— start of Recorded information —

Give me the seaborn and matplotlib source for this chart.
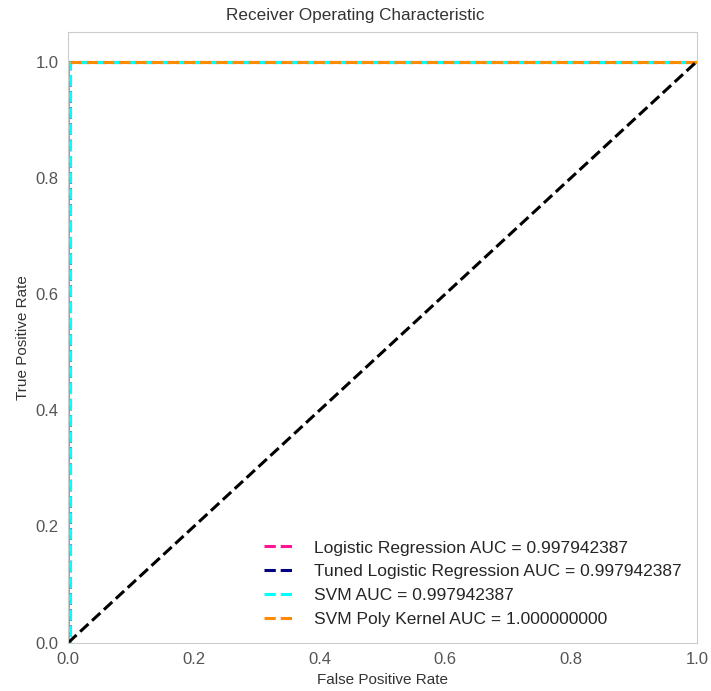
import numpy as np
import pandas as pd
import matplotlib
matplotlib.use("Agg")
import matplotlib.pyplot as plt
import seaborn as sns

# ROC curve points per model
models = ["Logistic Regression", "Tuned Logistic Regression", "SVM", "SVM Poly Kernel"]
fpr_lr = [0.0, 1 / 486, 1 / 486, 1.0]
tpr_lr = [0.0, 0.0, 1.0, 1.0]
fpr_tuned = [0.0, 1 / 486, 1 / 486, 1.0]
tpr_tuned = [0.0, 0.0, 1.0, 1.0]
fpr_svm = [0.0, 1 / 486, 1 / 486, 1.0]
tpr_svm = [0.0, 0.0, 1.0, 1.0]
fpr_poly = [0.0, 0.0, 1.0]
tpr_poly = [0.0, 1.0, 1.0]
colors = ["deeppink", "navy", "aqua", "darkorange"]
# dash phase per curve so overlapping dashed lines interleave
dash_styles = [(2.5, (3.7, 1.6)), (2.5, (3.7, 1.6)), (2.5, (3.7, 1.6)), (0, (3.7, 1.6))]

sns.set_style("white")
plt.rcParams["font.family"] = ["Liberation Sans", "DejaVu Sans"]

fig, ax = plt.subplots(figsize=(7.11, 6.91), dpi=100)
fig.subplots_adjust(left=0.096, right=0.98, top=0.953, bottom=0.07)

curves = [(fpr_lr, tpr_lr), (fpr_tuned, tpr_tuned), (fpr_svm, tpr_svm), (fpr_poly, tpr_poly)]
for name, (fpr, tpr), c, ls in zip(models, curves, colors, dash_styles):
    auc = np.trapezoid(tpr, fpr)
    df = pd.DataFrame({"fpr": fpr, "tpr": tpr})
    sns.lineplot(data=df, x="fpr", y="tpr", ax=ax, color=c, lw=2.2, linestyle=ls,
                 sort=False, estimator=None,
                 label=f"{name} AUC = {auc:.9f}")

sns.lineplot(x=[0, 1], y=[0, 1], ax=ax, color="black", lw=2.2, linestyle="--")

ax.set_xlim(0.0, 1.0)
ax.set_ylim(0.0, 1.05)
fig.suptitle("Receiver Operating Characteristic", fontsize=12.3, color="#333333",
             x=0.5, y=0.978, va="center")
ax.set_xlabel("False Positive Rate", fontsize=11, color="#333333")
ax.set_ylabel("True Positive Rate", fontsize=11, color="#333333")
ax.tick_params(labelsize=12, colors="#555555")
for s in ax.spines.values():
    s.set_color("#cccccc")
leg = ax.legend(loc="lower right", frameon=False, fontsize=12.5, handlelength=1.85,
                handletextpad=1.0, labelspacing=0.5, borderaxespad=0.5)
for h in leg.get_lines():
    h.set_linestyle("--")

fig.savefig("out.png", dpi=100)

— end of Recorded information —

Given request — Each line from the top of the material through the line containing "import seaborn as sns" should be reproduced exactly; please drop any images.

Final result —
Give me the seaborn and matplotlib source for this chart.
import numpy as np
import pandas as pd
import matplotlib
matplotlib.use("Agg")
import matplotlib.pyplot as plt
import seaborn as sns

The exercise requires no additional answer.